John Bailey, the newly re-elected president of the Academy, said that the Board of Governors met Tuesday night to approve the change. Dawn Hudson, CEO of the Academy, acknowledged the backlash against the new category, saying, “There has been a wide range of reactions to the introduction of a new award, and we recognize the need for further discussion with our members”

Critics called the popular film category a “separate but equal” consolation prize that might keep popular minority-led films like “Black Panther” and “Wonder Woman” out of the running for Best Picture. The Academy Awards have long been criticized for a lack of diversity.
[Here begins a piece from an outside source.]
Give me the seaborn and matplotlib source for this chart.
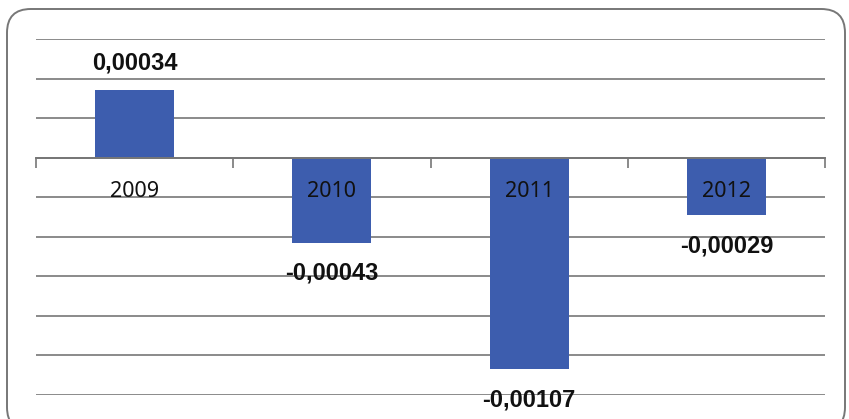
import numpy as np
import pandas as pd
import seaborn as sns
import matplotlib.pyplot as plt
from matplotlib.patches import FancyBboxPatch

# data
years = ["2009", "2010", "2011", "2012"]
values = [0.00034, -0.00043, -0.00107, -0.00029]
value_labels = ["0,00034", "-0,00043", "-0,00107", "-0,00029"]

sns.set_theme(style="white")
plt.rcParams['font.family'] = ['Noto Sans', 'DejaVu Sans']

df = pd.DataFrame({"year": years, "value": values})

fig = plt.figure(figsize=(8.49, 4.19), dpi=100)
ax = fig.add_axes([36/849, 1 - 395/419, (825 - 36)/849, (395 - 39)/419])

sns.barplot(data=df, x="year", y="value", color="#3D5DAE", width=0.4,
            saturation=1, linewidth=0, ax=ax, zorder=3)

ax.set_xlim(-0.5, 3.5)
ax.set_ylim(-0.0012, 0.0006)
ax.set_yticks(np.arange(-0.0012, 0.00061, 0.0002))
ax.yaxis.grid(True, color="#8a8a8a", linewidth=1.4)
ax.tick_params(axis="y", left=False, labelleft=False)
ax.set_xlabel("")
ax.set_ylabel("")
for s in ["top", "left", "right"]:
    ax.spines[s].set_visible(False)
ax.spines["bottom"].set_position(("data", 0))
ax.spines["bottom"].set_color("#777777")
ax.spines["bottom"].set_linewidth(1.4)
ax.spines["bottom"].set_zorder(4)

# ticks at category boundaries
ax.set_xticks(np.arange(-0.5, 3.6, 1.0))
ax.set_xticklabels([])
ax.tick_params(axis="x", which="major", direction="out", length=7, width=1.2,
               color="#777777", bottom=True)

# category labels sit just under the zero line, on top of the bars
for i, y in enumerate(years):
    ax.annotate(y, (i, 0), xytext=(0, -24), textcoords="offset points",
                ha="center", va="center", fontsize=15.5, color="#111111",
                zorder=5)

for i, (v, t) in enumerate(zip(values, value_labels)):
    off = 20 if v > 0 else -22
    ax.annotate(t, (i, v), xytext=(0, off), textcoords="offset points",
                ha="center", va="center", fontsize=17, fontweight="bold",
                family=["Liberation Sans", "DejaVu Sans"],
                color="#111111", zorder=5)

# rounded border around the chart
box = FancyBboxPatch((7/849, -12/419), (845 - 7)/849, (419 - 9 + 12)/419,
                     boxstyle="round,pad=0,rounding_size=0.028",
                     transform=fig.transFigure, fill=False,
                     edgecolor="#777777", linewidth=1.4, mutation_aspect=849/419)
fig.patches.append(box)

fig.savefig("out.png", dpi=100)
Last year’s show hit an all-time ratings low, and Variety reported that days later, executives from ABC, which owns rights to the telecast until 2028, met with the Academy and “walked through the lousy ratings,” pointing out “moments during the show that prompted viewers to stop watching.” Adding a popular film category was one of the suggested fixes.

Other ideas included a shorter awards season and a shorter telecast. To that effect, Bailey said the Academy promises a brisk three-hour Oscars ceremony next year, and a much earlier air date in 2020.

The upcoming 91st Oscars will be held on February 24, 2019.